> WHAT YOU HAVE TO DO: From the entries below, print exactly the span beginning with the line holding "Write a Python" and ending with the line holding "plt.rcParams['font.family'] = ['Lato', 'DejaVu", endpoints included, and skip any pictures.
□ □ □ □ □
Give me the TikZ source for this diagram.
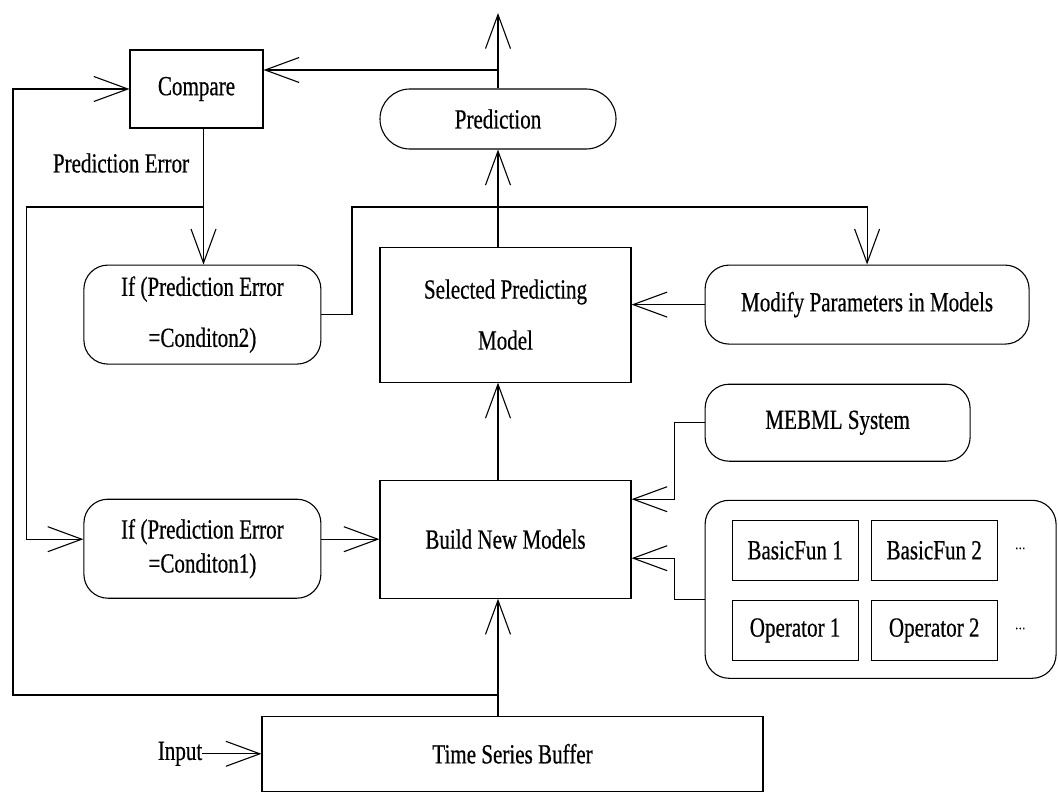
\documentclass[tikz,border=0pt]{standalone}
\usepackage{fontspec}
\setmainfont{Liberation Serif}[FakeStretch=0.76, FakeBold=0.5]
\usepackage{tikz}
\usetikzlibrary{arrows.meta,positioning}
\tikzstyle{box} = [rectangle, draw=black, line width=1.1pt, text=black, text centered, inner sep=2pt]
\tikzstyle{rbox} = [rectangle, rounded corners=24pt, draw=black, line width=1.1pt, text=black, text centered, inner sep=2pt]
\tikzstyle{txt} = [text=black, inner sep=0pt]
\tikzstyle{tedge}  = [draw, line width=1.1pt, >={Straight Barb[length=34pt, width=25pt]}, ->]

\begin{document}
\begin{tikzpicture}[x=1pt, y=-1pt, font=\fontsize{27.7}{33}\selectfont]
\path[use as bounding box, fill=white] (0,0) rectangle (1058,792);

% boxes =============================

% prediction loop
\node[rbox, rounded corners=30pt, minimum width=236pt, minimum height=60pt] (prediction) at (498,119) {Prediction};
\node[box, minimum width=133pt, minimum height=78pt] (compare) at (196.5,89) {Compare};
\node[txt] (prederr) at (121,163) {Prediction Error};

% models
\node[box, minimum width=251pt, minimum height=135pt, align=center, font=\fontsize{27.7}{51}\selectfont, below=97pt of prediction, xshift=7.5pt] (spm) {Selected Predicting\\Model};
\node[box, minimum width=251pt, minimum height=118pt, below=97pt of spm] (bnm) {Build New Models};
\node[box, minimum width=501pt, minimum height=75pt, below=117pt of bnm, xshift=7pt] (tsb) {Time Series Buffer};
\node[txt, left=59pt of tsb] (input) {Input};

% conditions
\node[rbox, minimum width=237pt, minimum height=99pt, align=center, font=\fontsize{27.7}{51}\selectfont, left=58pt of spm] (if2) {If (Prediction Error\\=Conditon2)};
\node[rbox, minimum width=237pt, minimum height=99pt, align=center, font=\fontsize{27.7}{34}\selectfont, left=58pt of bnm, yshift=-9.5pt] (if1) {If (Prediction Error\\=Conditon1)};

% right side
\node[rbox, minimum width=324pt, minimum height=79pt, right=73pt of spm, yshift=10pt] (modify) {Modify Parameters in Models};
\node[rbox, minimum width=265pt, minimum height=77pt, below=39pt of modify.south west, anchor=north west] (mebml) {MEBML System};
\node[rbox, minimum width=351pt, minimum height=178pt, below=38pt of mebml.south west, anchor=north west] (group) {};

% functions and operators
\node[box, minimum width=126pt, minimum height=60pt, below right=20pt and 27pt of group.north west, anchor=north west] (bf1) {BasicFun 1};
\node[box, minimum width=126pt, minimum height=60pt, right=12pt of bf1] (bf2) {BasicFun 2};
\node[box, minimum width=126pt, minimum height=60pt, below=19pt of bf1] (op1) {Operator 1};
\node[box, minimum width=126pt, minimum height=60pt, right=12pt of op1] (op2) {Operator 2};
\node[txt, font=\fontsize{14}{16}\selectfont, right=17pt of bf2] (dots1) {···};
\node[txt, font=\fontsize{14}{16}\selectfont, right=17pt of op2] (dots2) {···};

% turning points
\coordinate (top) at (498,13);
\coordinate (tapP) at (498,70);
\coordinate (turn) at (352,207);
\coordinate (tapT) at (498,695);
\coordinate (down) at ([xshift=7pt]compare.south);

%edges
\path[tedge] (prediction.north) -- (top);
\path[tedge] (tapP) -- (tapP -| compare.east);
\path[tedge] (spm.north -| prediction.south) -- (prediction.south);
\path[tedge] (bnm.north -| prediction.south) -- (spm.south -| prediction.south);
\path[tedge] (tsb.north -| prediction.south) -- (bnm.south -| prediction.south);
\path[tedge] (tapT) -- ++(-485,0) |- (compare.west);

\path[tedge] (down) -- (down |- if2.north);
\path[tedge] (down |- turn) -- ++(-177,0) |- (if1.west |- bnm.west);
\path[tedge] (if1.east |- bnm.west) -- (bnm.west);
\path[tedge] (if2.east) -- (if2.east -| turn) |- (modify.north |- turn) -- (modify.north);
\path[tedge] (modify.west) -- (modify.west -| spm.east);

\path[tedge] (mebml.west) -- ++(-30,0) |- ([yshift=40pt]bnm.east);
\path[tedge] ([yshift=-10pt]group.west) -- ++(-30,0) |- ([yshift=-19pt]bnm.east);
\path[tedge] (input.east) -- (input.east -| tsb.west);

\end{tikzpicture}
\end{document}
□ □ □ □ □
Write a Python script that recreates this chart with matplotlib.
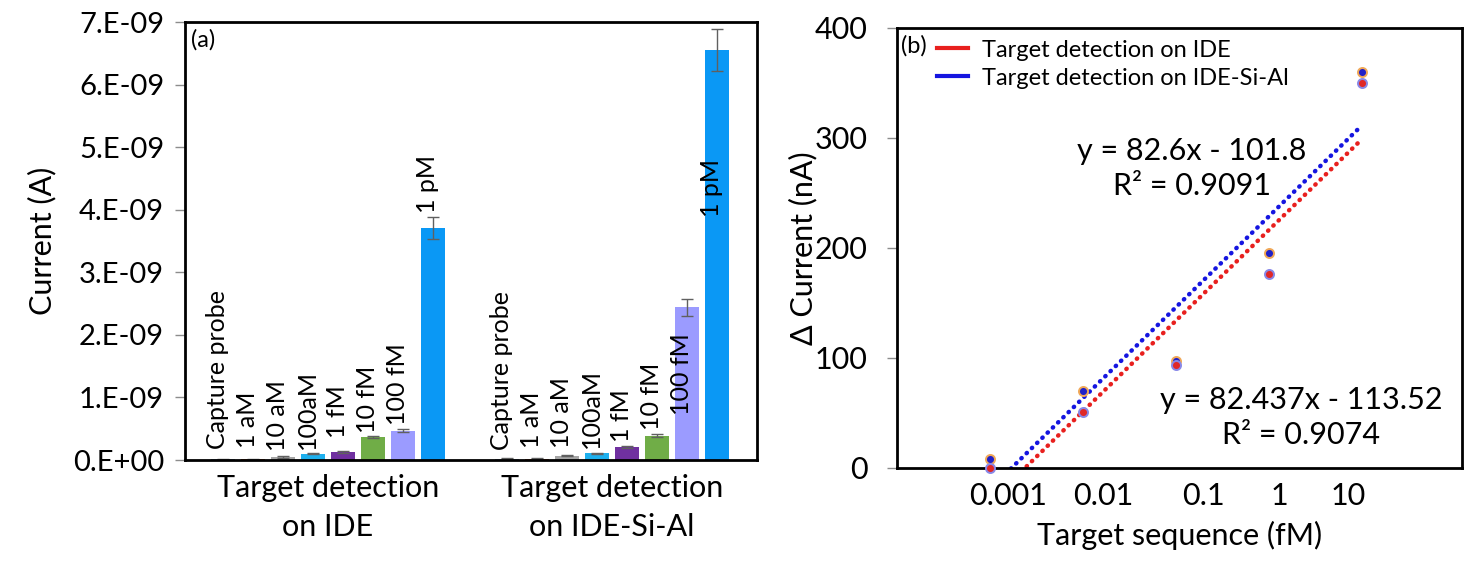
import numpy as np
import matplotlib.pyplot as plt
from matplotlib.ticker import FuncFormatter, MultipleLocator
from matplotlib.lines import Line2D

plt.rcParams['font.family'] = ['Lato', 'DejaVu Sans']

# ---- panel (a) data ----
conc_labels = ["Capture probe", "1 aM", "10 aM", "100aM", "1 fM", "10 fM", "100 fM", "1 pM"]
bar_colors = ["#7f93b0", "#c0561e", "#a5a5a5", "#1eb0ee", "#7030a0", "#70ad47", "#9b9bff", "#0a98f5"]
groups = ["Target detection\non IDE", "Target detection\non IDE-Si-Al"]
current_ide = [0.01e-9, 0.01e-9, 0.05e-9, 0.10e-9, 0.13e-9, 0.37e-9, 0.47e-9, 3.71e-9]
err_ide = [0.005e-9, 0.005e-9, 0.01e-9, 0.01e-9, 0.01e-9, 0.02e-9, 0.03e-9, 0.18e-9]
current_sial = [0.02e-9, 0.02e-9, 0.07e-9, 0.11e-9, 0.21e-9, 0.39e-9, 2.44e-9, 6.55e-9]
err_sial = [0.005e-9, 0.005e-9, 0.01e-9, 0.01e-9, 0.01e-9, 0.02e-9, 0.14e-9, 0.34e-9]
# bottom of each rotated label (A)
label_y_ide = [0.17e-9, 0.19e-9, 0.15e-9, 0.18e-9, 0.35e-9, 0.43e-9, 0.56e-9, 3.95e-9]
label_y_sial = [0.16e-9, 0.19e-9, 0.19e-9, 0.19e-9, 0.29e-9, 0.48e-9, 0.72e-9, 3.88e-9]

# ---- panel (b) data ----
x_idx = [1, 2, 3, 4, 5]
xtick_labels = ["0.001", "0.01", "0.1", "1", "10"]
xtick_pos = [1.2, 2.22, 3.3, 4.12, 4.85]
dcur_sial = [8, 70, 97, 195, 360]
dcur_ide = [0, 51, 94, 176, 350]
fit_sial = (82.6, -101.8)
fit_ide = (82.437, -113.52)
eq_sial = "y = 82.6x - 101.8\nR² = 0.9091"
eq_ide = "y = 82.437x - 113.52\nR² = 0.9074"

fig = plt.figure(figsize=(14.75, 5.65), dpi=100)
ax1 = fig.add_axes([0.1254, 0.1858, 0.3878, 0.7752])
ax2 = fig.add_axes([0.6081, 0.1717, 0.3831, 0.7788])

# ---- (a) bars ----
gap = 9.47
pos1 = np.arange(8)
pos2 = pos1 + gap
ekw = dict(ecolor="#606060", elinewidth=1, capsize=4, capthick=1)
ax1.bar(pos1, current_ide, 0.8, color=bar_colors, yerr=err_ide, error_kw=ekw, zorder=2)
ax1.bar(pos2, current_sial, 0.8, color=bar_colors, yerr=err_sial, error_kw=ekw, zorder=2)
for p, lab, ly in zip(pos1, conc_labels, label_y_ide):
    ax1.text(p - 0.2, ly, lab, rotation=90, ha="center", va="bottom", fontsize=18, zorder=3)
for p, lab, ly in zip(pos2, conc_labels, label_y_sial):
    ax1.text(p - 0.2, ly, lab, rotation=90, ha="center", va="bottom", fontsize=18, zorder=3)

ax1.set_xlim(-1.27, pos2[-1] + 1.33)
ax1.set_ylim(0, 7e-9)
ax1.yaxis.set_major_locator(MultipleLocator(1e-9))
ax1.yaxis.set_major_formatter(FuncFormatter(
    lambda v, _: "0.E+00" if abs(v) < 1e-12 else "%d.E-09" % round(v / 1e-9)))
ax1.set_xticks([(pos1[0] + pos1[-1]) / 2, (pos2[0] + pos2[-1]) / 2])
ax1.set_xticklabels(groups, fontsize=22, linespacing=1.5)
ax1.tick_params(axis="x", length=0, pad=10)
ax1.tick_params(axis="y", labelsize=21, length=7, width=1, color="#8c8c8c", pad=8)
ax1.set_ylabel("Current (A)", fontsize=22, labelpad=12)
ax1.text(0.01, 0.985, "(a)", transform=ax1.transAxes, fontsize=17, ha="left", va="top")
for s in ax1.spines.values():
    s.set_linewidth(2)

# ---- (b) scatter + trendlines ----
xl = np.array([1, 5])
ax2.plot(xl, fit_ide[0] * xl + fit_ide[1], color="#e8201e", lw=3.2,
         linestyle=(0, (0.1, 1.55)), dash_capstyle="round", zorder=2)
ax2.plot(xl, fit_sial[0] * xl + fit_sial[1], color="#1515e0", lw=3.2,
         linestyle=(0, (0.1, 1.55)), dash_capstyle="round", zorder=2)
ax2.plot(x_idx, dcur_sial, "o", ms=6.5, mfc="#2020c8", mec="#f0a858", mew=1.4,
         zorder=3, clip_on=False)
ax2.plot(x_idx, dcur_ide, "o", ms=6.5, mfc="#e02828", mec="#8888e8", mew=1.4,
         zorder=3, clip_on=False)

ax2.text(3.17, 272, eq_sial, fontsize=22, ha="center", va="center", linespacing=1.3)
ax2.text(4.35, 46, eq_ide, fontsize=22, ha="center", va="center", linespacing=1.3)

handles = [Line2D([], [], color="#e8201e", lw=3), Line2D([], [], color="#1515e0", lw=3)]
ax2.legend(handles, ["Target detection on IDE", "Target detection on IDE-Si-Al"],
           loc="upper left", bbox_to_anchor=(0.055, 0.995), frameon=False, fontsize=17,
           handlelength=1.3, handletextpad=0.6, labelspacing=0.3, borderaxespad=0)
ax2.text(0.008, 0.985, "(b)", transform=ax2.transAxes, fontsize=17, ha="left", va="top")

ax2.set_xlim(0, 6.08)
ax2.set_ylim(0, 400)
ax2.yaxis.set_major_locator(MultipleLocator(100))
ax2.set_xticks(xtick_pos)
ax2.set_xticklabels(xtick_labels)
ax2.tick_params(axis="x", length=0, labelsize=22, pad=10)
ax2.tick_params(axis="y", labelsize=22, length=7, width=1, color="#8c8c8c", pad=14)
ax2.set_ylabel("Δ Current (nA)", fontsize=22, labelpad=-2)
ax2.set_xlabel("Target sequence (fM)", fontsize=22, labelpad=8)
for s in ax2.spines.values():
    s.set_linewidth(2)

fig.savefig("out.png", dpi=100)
□ □ □ □ □
> RESPONSE TO THE EXERCISE:
Write a Python script that recreates this chart with matplotlib.
import numpy as np
import matplotlib.pyplot as plt
from matplotlib.ticker import FuncFormatter, MultipleLocator
from matplotlib.lines import Line2D

plt.rcParams['font.family'] = ['Lato', 'DejaVu Sans']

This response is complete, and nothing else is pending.